The second is about engagement and taking the child seriously. This payed dividends in that the child answered some stuff well and was corrected, guided and after some few sessions together was confirmed. Youth Alpha and Emmaus courses were of use here and what has been seen is a young person on the lower slopes of discipleship fast approaching the steeper section and passing some of the older pew-warmers (which will be interesting to watch)!

The third engagement was quite exquisite in that it didn't put the child off but made space to canvass the parent so that they could respond in a positive and informed way in partnership with the parents. The child was engaged with in a way that involved the parents from the beginning and not only sought their views and permission but brought them into a place where their own faith might be challenged and enhanced bringing a real win-win-win result. The child was confirmed and the ongoing, shared, discipleship is being made real in this family because of it.

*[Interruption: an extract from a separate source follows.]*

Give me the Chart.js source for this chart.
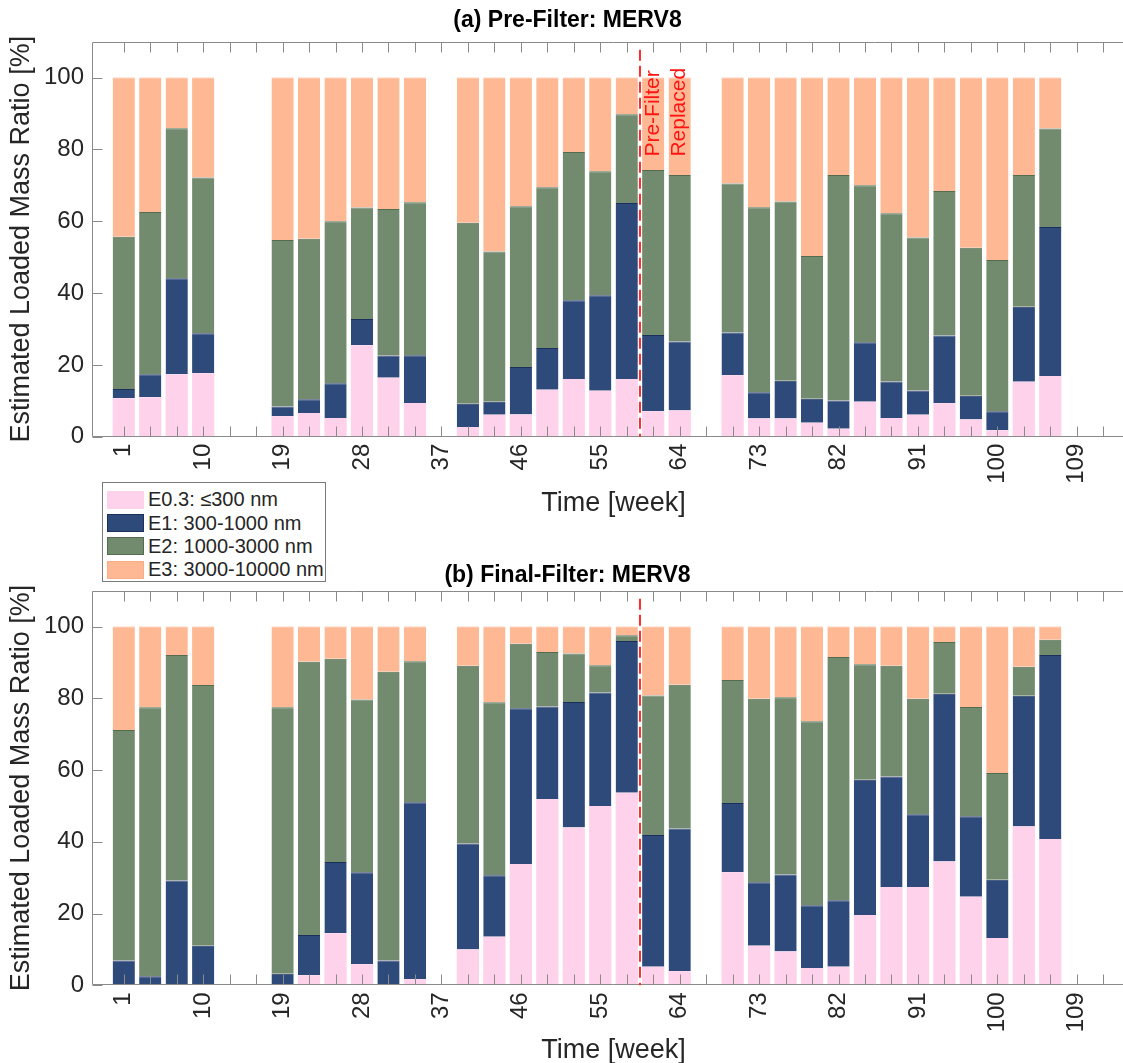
<!DOCTYPE html>
<html>
<head>
<meta charset="utf-8">
<script src="https://cdn.jsdelivr.net/npm/chart.js@4.4.1/dist/chart.umd.min.js"></script>
<style>
  body { margin: 0; background: #fff; overflow: hidden; }
  #wrap { position: relative; width: 1123px; height: 1063px; overflow: hidden; }
  canvas { position: absolute; left: 0; }
  #chartA { top: 0; }
  #chartB { top: 548px; }
  #legend {
    position: absolute; left: 102px; top: 482px; width: 224px; height: 100px;
    box-sizing: border-box; border: 1px solid #7a7a7a; background: #fff; z-index: 5;
    font-family: 'Liberation Sans', Arial, Helvetica, sans-serif; font-size: 20px; color: #262626;
    padding-top: 5px;
  }
  #legend .row { height: 23.4px; display: flex; align-items: center; }
  #legend .sw { width: 37px; height: 18px; margin-left: 4px; margin-right: 4px; box-sizing: border-box; }
</style>
</head>
<body>
<div id="wrap">
  <canvas id="chartA" width="1194" height="524"></canvas>
  <canvas id="chartB" width="1194" height="523"></canvas>
  <div id="legend"></div>
</div>
<script>
// sampling weeks (one bar every 3 weeks, gaps where no sample)
const weeks = [1, 4, 7, 10, 19, 22, 25, 28, 31, 34, 40, 43, 46, 49, 52, 55, 58, 61, 64,
  70, 73, 76, 79, 82, 85, 88, 91, 94, 97, 100, 103, 106];

// x tick marks and the labelled ones
const tickWeeks = [1, 4, 7, 10, 13, 16, 19, 22, 25, 28, 31, 34, 37, 40, 43, 46, 49, 52, 55,
  58, 61, 64, 67, 70, 73, 76, 79, 82, 85, 88, 91, 94, 97, 100, 103, 106, 109, 112];
const xTickLabels = [1, 10, 19, 28, 37, 46, 55, 64, 73, 82, 91, 100, 109];
const yTicks = [0, 20, 40, 60, 80, 100];

const seriesNames = ['E0.3: \u2264300 nm', 'E1: 300-1000 nm', 'E2: 1000-3000 nm', 'E3: 3000-10000 nm'];

// (a) pre-filter
const preE03 = [10.7, 11.0, 17.4, 17.7, 5.7, 6.6, 5.2, 25.5, 16.4, 9.4, 2.7, 6.1, 6.2, 13.1, 16.1, 12.8, 16.1, 7.1, 7.3,
  17.1, 5.1, 5.1, 3.9, 2.2, 9.7, 5.2, 6.1, 9.3, 4.8, 1.8, 15.3, 16.9];
const preE1 = [2.6, 6.4, 26.7, 11.1, 2.7, 3.8, 9.7, 7.3, 6.2, 13.3, 6.5, 3.6, 13.2, 11.6, 21.9, 26.6, 49.0, 21.2, 19.2,
  11.9, 7.3, 10.5, 6.7, 7.9, 16.6, 10.2, 6.8, 18.9, 6.6, 5.3, 20.9, 41.5];
const preE2 = [42.4, 45.2, 41.8, 43.4, 46.4, 44.7, 45.1, 31.0, 40.8, 42.6, 50.4, 41.9, 44.8, 44.8, 41.3, 34.5, 24.7, 46.0, 46.4,
  41.5, 51.5, 49.9, 39.7, 62.8, 43.7, 46.8, 42.6, 40.2, 41.2, 42.1, 36.7, 27.4];
const preE3 = [44.3, 37.4, 14.1, 27.8, 45.2, 44.9, 40.0, 36.2, 36.6, 34.7, 40.4, 48.4, 35.8, 30.5, 20.7, 26.1, 10.2, 25.7, 27.1,
  29.5, 36.1, 34.5, 49.7, 27.1, 30.0, 37.8, 44.5, 31.6, 47.4, 50.8, 27.1, 14.2];

// (b) final-filter
const finE03 = [0, 0, 0, 0, 0, 2.8, 14.5, 5.9, 0, 1.7, 10.0, 13.5, 33.8, 51.9, 44.0, 50.0, 53.7, 5.2, 3.9,
  31.5, 11.0, 9.4, 4.8, 5.2, 19.6, 27.4, 27.4, 34.5, 24.7, 13.2, 44.3, 40.8];
const finE1 = [6.9, 2.5, 29.2, 11.0, 3.2, 11.2, 19.9, 25.6, 6.9, 49.3, 29.5, 17.2, 43.4, 25.8, 35.0, 31.6, 42.3, 36.7, 39.8,
  19.3, 17.7, 21.5, 17.5, 18.5, 37.7, 30.8, 20.3, 46.8, 22.4, 16.2, 36.4, 51.3];
const finE2 = [64.3, 75.0, 62.9, 72.7, 74.3, 76.2, 56.6, 48.2, 80.5, 39.3, 49.6, 48.2, 18.0, 15.2, 13.5, 7.6, 1.6, 38.9, 40.1,
  34.3, 51.2, 49.4, 51.3, 67.8, 32.2, 30.9, 32.2, 14.4, 30.5, 29.8, 8.1, 4.2];
const finE3 = [28.8, 22.5, 7.9, 16.3, 22.5, 9.8, 9.0, 20.3, 12.6, 9.7, 10.9, 21.1, 4.8, 7.1, 7.5, 10.8, 2.4, 19.2, 16.2,
  14.9, 20.1, 19.7, 26.4, 8.5, 10.5, 10.9, 20.1, 4.3, 22.4, 40.8, 11.2, 3.7];

// pre-filter replacement marker
const replaceWeek = 59.5;
const noteLines = ['Pre-Filter', 'Replaced'];
const noteWeeks = [61, 64];
const noteStartY = 78;

const fillColors = ['rgb(255,210,236)', 'rgb(46,74,122)', 'rgb(114,138,110)', 'rgb(255,184,148)'];
const edgeColors = ['rgb(255,210,236)', 'rgb(28,48,92)', 'rgb(82,108,80)', 'rgb(255,172,134)'];

Chart.defaults.font.family = "'Liberation Sans', Arial, Helvetica, sans-serif";
Chart.defaults.color = '#262626';

// box, inward ticks, red dashed line (+ note on the top panel)
const framePlugin = {
  id: 'frame',
  afterDatasetsDraw(chart, args, opts) {
    const ctx = chart.ctx;
    const a = chart.chartArea;
    const xs = chart.scales.x, ys = chart.scales.y;
    ctx.save();
    ctx.strokeStyle = '#8a8a8a';
    ctx.lineWidth = 1;
    ctx.beginPath();
    const L = Math.round(a.left) + 0.5, T = Math.round(a.top) + 0.5, B = Math.round(a.bottom) - 0.5;
    ctx.moveTo(a.right, T); ctx.lineTo(L, T); ctx.lineTo(L, B); ctx.lineTo(a.right, B);
    tickWeeks.forEach(w => {
      const px = Math.round(xs.getPixelForValue(w)) + 0.5;
      ctx.moveTo(px, B); ctx.lineTo(px, B - 10);
      ctx.moveTo(px, T); ctx.lineTo(px, T + 10);
    });
    yTicks.forEach(v => {
      const py = Math.round(ys.getPixelForValue(v)) + 0.5;
      ctx.moveTo(L, py); ctx.lineTo(L + 10, py);
    });
    ctx.stroke();

    // replacement line
    const rx = xs.getPixelForValue(replaceWeek);
    ctx.strokeStyle = 'rgb(255,45,45)';
    ctx.lineWidth = 2;
    ctx.setLineDash([11, 5]);
    ctx.beginPath();
    ctx.moveTo(rx, a.top + 8);
    ctx.lineTo(rx, a.bottom);
    ctx.stroke();
    ctx.setLineDash([]);

    if (opts.note) {
      ctx.fillStyle = 'rgb(255,20,20)';
      ctx.font = "21px 'Liberation Sans', Arial, sans-serif";
      ctx.textAlign = 'left';
      ctx.textBaseline = 'middle';
      noteLines.forEach((t, i) => {
        ctx.save();
        ctx.translate(xs.getPixelForValue(noteWeeks[i]), ys.getPixelForValue(noteStartY));
        ctx.rotate(-Math.PI / 2);
        ctx.fillText(t, 0, 0);
        ctx.restore();
      });
    }
    ctx.restore();
  }
};

function makeChart(canvasId, titleText, titlePad, xAxisHeight, series, note) {
  const datasets = series.map((vals, k) => ({
    label: seriesNames[k],
    data: weeks.map((w, i) => ({x: w, y: vals[i]})),
    backgroundColor: fillColors[k],
    borderColor: edgeColors[k],
    borderWidth: k === 0 ? 0 : {top: 1, left: 0, right: 0, bottom: 0},
    barPercentage: 0.84,
    categoryPercentage: 1.0
  }));

  return new Chart(document.getElementById(canvasId), {
    type: 'bar',
    data: {datasets: datasets},
    options: {
      responsive: false,
      animation: false,
      devicePixelRatio: 1,
      // the axes run past the right edge of the figure, as in the original
      layout: {padding: {left: 0, top: 0, bottom: 0, right: 59}},
      plugins: {
        legend: {display: false},
        tooltip: {enabled: false},
        title: {
          display: true, text: titleText, color: '#000',
          font: {size: 23, weight: 'bold'}, padding: titlePad
        },
        frame: {note: note}
      },
      scales: {
        x: {
          type: 'linear', stacked: true, offset: false, min: -2.6, max: 115.6,
          grid: {display: false, drawTicks: false},
          border: {display: false},
          afterBuildTicks: s => { s.ticks = tickWeeks.map(v => ({value: v})); },
          afterFit: s => {
            s.height = xAxisHeight;
            // no extra side padding for the rotated labels
            s.paddingLeft = 0;
            s.paddingRight = 0;
          },
          ticks: {
            autoSkip: false, minRotation: 90, maxRotation: 90, padding: 7,
            font: {size: 24},
            callback: v => xTickLabels.includes(v) ? String(v) : ''
          },
          title: {display: true, text: 'Time [week]', font: {size: 27}, padding: {top: 4, bottom: 3.8}}
        },
        y: {
          stacked: true, min: 0, max: 110,
          grid: {display: false, drawTicks: false},
          border: {display: false},
          afterBuildTicks: s => { s.ticks = yTicks.map(v => ({value: v})); },
          afterFit: s => { s.width = 92; },
          ticks: {padding: 8, font: {size: 24}},
          title: {
            display: true, text: 'Estimated Loaded Mass Ratio [%]',
            font: {size: 27}, padding: {top: 5.3, bottom: 0}
          }
        }
      }
    },
    plugins: [framePlugin]
  });
}

makeChart('chartA', '(a) Pre-Filter: MERV8', {top: 7.2, bottom: 6.9}, 87.3,
  [preE03, preE1, preE2, preE3], true);
makeChart('chartB', '(b) Final-Filter: MERV8', {top: 13.7, bottom: 1.4}, 85.7,
  [finE03, finE1, finE2, finE3], false);

// legend between the panels
const legend = document.getElementById('legend');
seriesNames.forEach((name, k) => {
  const row = document.createElement('div');
  row.className = 'row';
  const sw = document.createElement('span');
  sw.className = 'sw';
  sw.style.background = fillColors[k];
  sw.style.border = '1px solid ' + edgeColors[k];
  const txt = document.createElement('span');
  txt.textContent = name;
  row.appendChild(sw);
  row.appendChild(txt);
  legend.appendChild(row);
});
</script>
</body>
</html>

Confirmation is not an ending but the beginning of a discipleship journey (which is why we call upon the empowering of God's Holy Spirit as succour for the journey - Spiritual Kendal Mint Cake)

Confirmation is about us acknowledging membership of the Church and taking responsibility for the person being confirmed

Confirmation is not about becoming a member (we don't have members, we have parishioners and communicants)

Communion does not make us an adult - goodness me, have you seen how childish and inane many of those who have been confirmed are?

Confirmation is not about knowledge or age or anything but the desire to go forward and be fully part of the Church - it is Church and communicant taking mutual responsibility for the journey to the cross and is about accountability on the part of Church and believer. How can we expect the baptised to fulfil their baptismal calling if those of us who are called to be their pastors do not take our role seriously?

'Suffer the little children to come to me,' says the Boss.

Are we listening ?

+ And this is the whole Church because many of those who find themselves in other denominations and groupings beging life as Anglicans and is we don't give birth to them the others won't be winning them later ;-)

* delete as applicable

1 comment:

UKViewer said...

There is some truth in what you say about engaging children, the younger the better.

I made my first communion aged 7 and was confirmed the same year (RC).

At the time, my understanding was perhaps superficial, but I knew that something special was happening, if not quite what?

What it did, was to INCLUDE me, not exclude me. It allowed me to grow and to develop, until I had sufficient understanding to actually know what being confirmed has and still means. Sadly, it didn't keep me in the church of my birth, but when I was received into the CofE at age 58, at a Confirmation service at Canterbury Cathedral, the laying on of hands and anointing suddenly made eminent sense and brought back that experience so many years before.


1. Allow children to receive communion from age 7, when they're still in the age of innocence, but so much more perceptive and knowledgeable than we can remember in ourselves.

2. Allow confirmation from age 8 or 9, having given them time to develop and to grow, having been communicant members from age 7, and perhaps allow the Holy Spirit to make them committed members, life long.

3. Encourage and support our schools including Sunday Clubs/Schools/Messy Church and similar, that include and provide a sound Christian foundation for our children from primary age onwards.

Appreciate that this might be traditional, might take effort, time and volunteers, and might be teaching us to suck egs, but from the people that I talk to, who are committed members, they were all confirmed and at communion at a much younger age than 15 and they stuck as faithful Christians.